### Raw data

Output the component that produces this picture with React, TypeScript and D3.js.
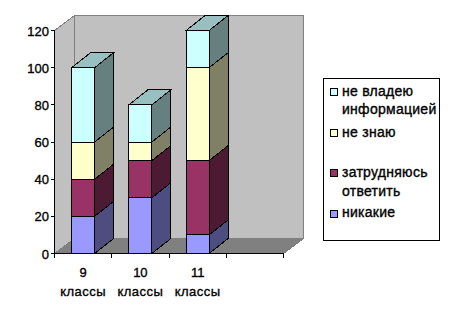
import React from "react";
import * as d3 from "d3";

const classes = ["9", "10", "11"];
const classWord = "классы";
const seriesNames = ["никакие", "затрудняюсь", "не знаю", "не владею"];
const nikakie = [20, 30, 10];
const zatrud = [20, 20, 40];
const neZnayu = [20, 10, 50];
const neVladeyu = [40, 20, 20];
const frontColors = ["#9999FF", "#993366", "#FFFFCC", "#CCFFFF"];
const sideColors = ["#4D4D80", "#4D1A33", "#808066", "#668080"];
const topColor = "#99C0C0";
const yTicks = [0, 20, 40, 60, 80, 100, 120];

const W = 450, H = 319;
const x0 = 54.5, x1 = 283.5, yBase = 253.5, yTop = 30.5;
const wallDx = 20, wallDy = 15, barDx = 19, barDy = 15;
const barW = 23;
const FONT = "'Liberation Sans', Arial, sans-serif";

const rows = classes.map((c, i) => ({
  c,
  [seriesNames[0]]: nikakie[i],
  [seriesNames[1]]: zatrud[i],
  [seriesNames[2]]: neZnayu[i],
  [seriesNames[3]]: neVladeyu[i],
}));
const stacked = d3.stack<any>().keys(seriesNames)(rows as any);

const y = d3.scaleLinear().domain([0, 120]).range([yBase, yTop]);
// Four category slots: the fourth is empty in the source chart
const x = d3.scaleBand<string>().domain([...classes, ""]).range([x0, x1]);

const pts = (p: number[][]) => p.map((a) => a.join(",")).join(" ");

const legend = [
  { i: 3, lines: ["не владею", "информацией"], sy: 91.5, ty: [96, 114] },
  { i: 2, lines: ["не знаю"], sy: 133, ty: [137] },
  { i: 1, lines: ["затрудняюсь", "ответить"], sy: 173, ty: [177, 196] },
  { i: 0, lines: ["никакие"], sy: 213.5, ty: [217] },
];

export default function App() {
  const textStyle = { fontFamily: FONT, fontSize: 13, fill: "#000", stroke: "#000", strokeWidth: 0.35 };
  return (
    <svg width={W} height={H} style={{ position: "absolute", left: 0, top: 0 }}>
      <rect width={W} height={H} fill="#fff" />
      <g shapeRendering="crispEdges">
        <polygon points={pts([[x0 + wallDx, yTop - wallDy], [x1 + wallDx, yTop - wallDy], [x1 + wallDx, yBase - wallDy], [x0 + wallDx, yBase - wallDy]])} fill="#C0C0C0" stroke="#808080" />
        <polygon points={pts([[x0, yTop], [x0 + wallDx, yTop - wallDy], [x0 + wallDx, yBase - wallDy], [x0, yBase]])} fill="#C0C0C0" stroke="#808080" />
        <polygon points={pts([[x0, yBase], [x0 + wallDx, yBase - wallDy], [x1 + wallDx, yBase - wallDy], [x1, yBase]])} fill="#808080" stroke="#808080" />
        {classes.map((c) => {
          const bx = x(c)! + (x.bandwidth() - barW) / 2;
          return (
            <g key={c} stroke="#000">
              {stacked.map((s, si) => {
                const d = s[classes.indexOf(c)];
                const yb = y(d[0]), yt = y(d[1]);
                return (
                  <g key={si}>
                    <polygon points={pts([[bx + barW, yb], [bx + barW + barDx, yb - barDy], [bx + barW + barDx, yt - barDy], [bx + barW, yt]])} fill={sideColors[si]} />
                    <rect x={bx} y={yt} width={barW} height={yb - yt} fill={frontColors[si]} />
                    {si === stacked.length - 1 && (
                      <polygon points={pts([[bx, yt], [bx + barDx, yt - barDy], [bx + barW + barDx, yt - barDy], [bx + barW, yt]])} fill={topColor} />
                    )}
                  </g>
                );
              })}
            </g>
          );
        })}
        <line x1={x0} x2={x0} y1={yTop} y2={yBase} stroke="#000" />
        <line x1={x0} x2={x1} y1={yBase} y2={yBase} stroke="#000" />
        {yTicks.map((t) => (
          <line key={t} x1={x0 - 4} x2={x0} y1={y(t)} y2={y(t)} stroke="#000" />
        ))}
        {[...x.domain(), "end"].map((d, i) => {
          const px = x0 + i * x.bandwidth();
          return <line key={i} x1={px} x2={px} y1={yBase} y2={yBase + 4} stroke="#000" />;
        })}
      </g>
      {yTicks.map((t) => (
        <text key={t} x={49} y={y(t) + 5} textAnchor="end" style={textStyle}>{t}</text>
      ))}
      {classes.map((c) => {
        const cx = x(c)! + x.bandwidth() / 2;
        return (
          <g key={c}>
            <text x={cx} y={277} textAnchor="middle" style={textStyle}>{c}</text>
            <text x={cx} y={296} textAnchor="middle" style={{ ...textStyle, letterSpacing: 0.5 }}>{classWord}</text>
          </g>
        );
      })}
      <rect x={323.5} y={78.5} width={116} height={162} fill="#fff" stroke="#000" shapeRendering="crispEdges" />
      {legend.map((l) => (
        <g key={l.i}>
          <rect x={330.5} y={l.sy - 3.5} width={7} height={7} fill={frontColors[l.i]} stroke="#000" shapeRendering="crispEdges" />
          {l.lines.map((t, k) => (
            <text key={k} x={342} y={l.ty[k]} style={{ ...textStyle, fontSize: 14, letterSpacing: 0.27 }}>{t}</text>
          ))}
        </g>
      ))}
    </svg>
  );
}
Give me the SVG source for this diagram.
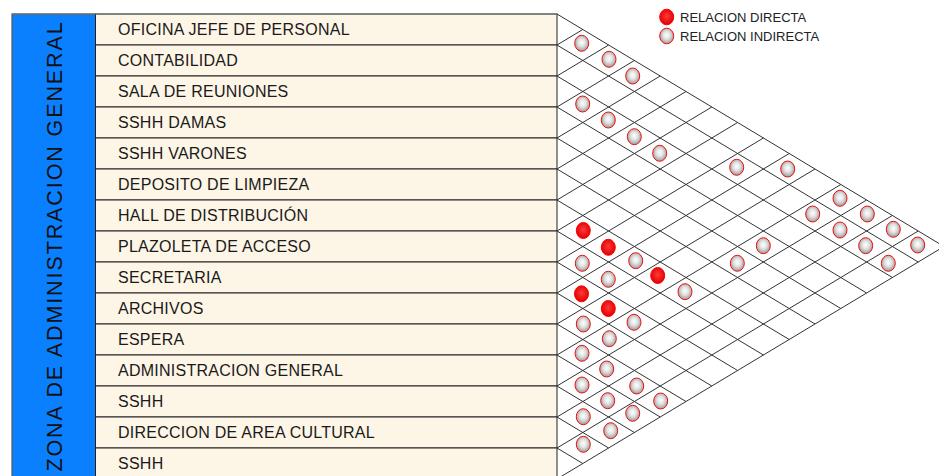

### Problem statement
Pictures are to be left out; all else in the entries above is to be quoted exactly.

### Written response
Output the component that produces this picture with React, TypeScript and D3.js.
import React from "react";
import * as d3 from "d3";

const classes = ["9", "10", "11"];
const classWord = "классы";
const seriesNames = ["никакие", "затрудняюсь", "не знаю", "не владею"];
const nikakie = [20, 30, 10];
const zatrud = [20, 20, 40];
const neZnayu = [20, 10, 50];
const neVladeyu = [40, 20, 20];
const frontColors = ["#9999FF", "#993366", "#FFFFCC", "#CCFFFF"];
const sideColors = ["#4D4D80", "#4D1A33", "#808066", "#668080"];
const topColor = "#99C0C0";
const yTicks = [0, 20, 40, 60, 80, 100, 120];

const W = 450, H = 319;
const x0 = 54.5, x1 = 283.5, yBase = 253.5, yTop = 30.5;
const wallDx = 20, wallDy = 15, barDx = 19, barDy = 15;
const barW = 23;
const FONT = "'Liberation Sans', Arial, sans-serif";

const rows = classes.map((c, i) => ({
  c,
  [seriesNames[0]]: nikakie[i],
  [seriesNames[1]]: zatrud[i],
  [seriesNames[2]]: neZnayu[i],
  [seriesNames[3]]: neVladeyu[i],
}));
const stacked = d3.stack<any>().keys(seriesNames)(rows as any);

const y = d3.scaleLinear().domain([0, 120]).range([yBase, yTop]);
// Four category slots: the fourth is empty in the source chart
const x = d3.scaleBand<string>().domain([...classes, ""]).range([x0, x1]);

const pts = (p: number[][]) => p.map((a) => a.join(",")).join(" ");

const legend = [
  { i: 3, lines: ["не владею", "информацией"], sy: 91.5, ty: [96, 114] },
  { i: 2, lines: ["не знаю"], sy: 133, ty: [137] },
  { i: 1, lines: ["затрудняюсь", "ответить"], sy: 173, ty: [177, 196] },
  { i: 0, lines: ["никакие"], sy: 213.5, ty: [217] },
];

export default function App() {
  const textStyle = { fontFamily: FONT, fontSize: 13, fill: "#000", stroke: "#000", strokeWidth: 0.35 };
  return (
    <svg width={W} height={H} style={{ position: "absolute", left: 0, top: 0 }}>
      <rect width={W} height={H} fill="#fff" />
      <g shapeRendering="crispEdges">
        <polygon points={pts([[x0 + wallDx, yTop - wallDy], [x1 + wallDx, yTop - wallDy], [x1 + wallDx, yBase - wallDy], [x0 + wallDx, yBase - wallDy]])} fill="#C0C0C0" stroke="#808080" />
        <polygon points={pts([[x0, yTop], [x0 + wallDx, yTop - wallDy], [x0 + wallDx, yBase - wallDy], [x0, yBase]])} fill="#C0C0C0" stroke="#808080" />
        <polygon points={pts([[x0, yBase], [x0 + wallDx, yBase - wallDy], [x1 + wallDx, yBase - wallDy], [x1, yBase]])} fill="#808080" stroke="#808080" />
        {classes.map((c) => {
          const bx = x(c)! + (x.bandwidth() - barW) / 2;
          return (
            <g key={c} stroke="#000">
              {stacked.map((s, si) => {
                const d = s[classes.indexOf(c)];
                const yb = y(d[0]), yt = y(d[1]);
                return (
                  <g key={si}>
                    <polygon points={pts([[bx + barW, yb], [bx + barW + barDx, yb - barDy], [bx + barW + barDx, yt - barDy], [bx + barW, yt]])} fill={sideColors[si]} />
                    <rect x={bx} y={yt} width={barW} height={yb - yt} fill={frontColors[si]} />
                    {si === stacked.length - 1 && (
                      <polygon points={pts([[bx, yt], [bx + barDx, yt - barDy], [bx + barW + barDx, yt - barDy], [bx + barW, yt]])} fill={topColor} />
                    )}
                  </g>
                );
              })}
            </g>
          );
        })}
        <line x1={x0} x2={x0} y1={yTop} y2={yBase} stroke="#000" />
        <line x1={x0} x2={x1} y1={yBase} y2={yBase} stroke="#000" />
        {yTicks.map((t) => (
          <line key={t} x1={x0 - 4} x2={x0} y1={y(t)} y2={y(t)} stroke="#000" />
        ))}
        {[...x.domain(), "end"].map((d, i) => {
          const px = x0 + i * x.bandwidth();
          return <line key={i} x1={px} x2={px} y1={yBase} y2={yBase + 4} stroke="#000" />;
        })}
      </g>
      {yTicks.map((t) => (
        <text key={t} x={49} y={y(t) + 5} textAnchor="end" style={textStyle}>{t}</text>
      ))}
      {classes.map((c) => {
        const cx = x(c)! + x.bandwidth() / 2;
        return (
          <g key={c}>
            <text x={cx} y={277} textAnchor="middle" style={textStyle}>{c}</text>
            <text x={cx} y={296} textAnchor="middle" style={{ ...textStyle, letterSpacing: 0.5 }}>{classWord}</text>
          </g>
        );
      })}
      <rect x={323.5} y={78.5} width={116} height={162} fill="#fff" stroke="#000" shapeRendering="crispEdges" />
      {legend.map((l) => (
        <g key={l.i}>
          <rect x={330.5} y={l.sy - 3.5} width={7} height={7} fill={frontColors[l.i]} stroke="#000" shapeRendering="crispEdges" />
          {l.lines.map((t, k) => (
            <text key={k} x={342} y={l.ty[k]} style={{ ...textStyle, fontSize: 14, letterSpacing: 0.27 }}>{t}</text>
          ))}
        </g>
      ))}
    </svg>
  );
}
Give me the SVG source for this diagram.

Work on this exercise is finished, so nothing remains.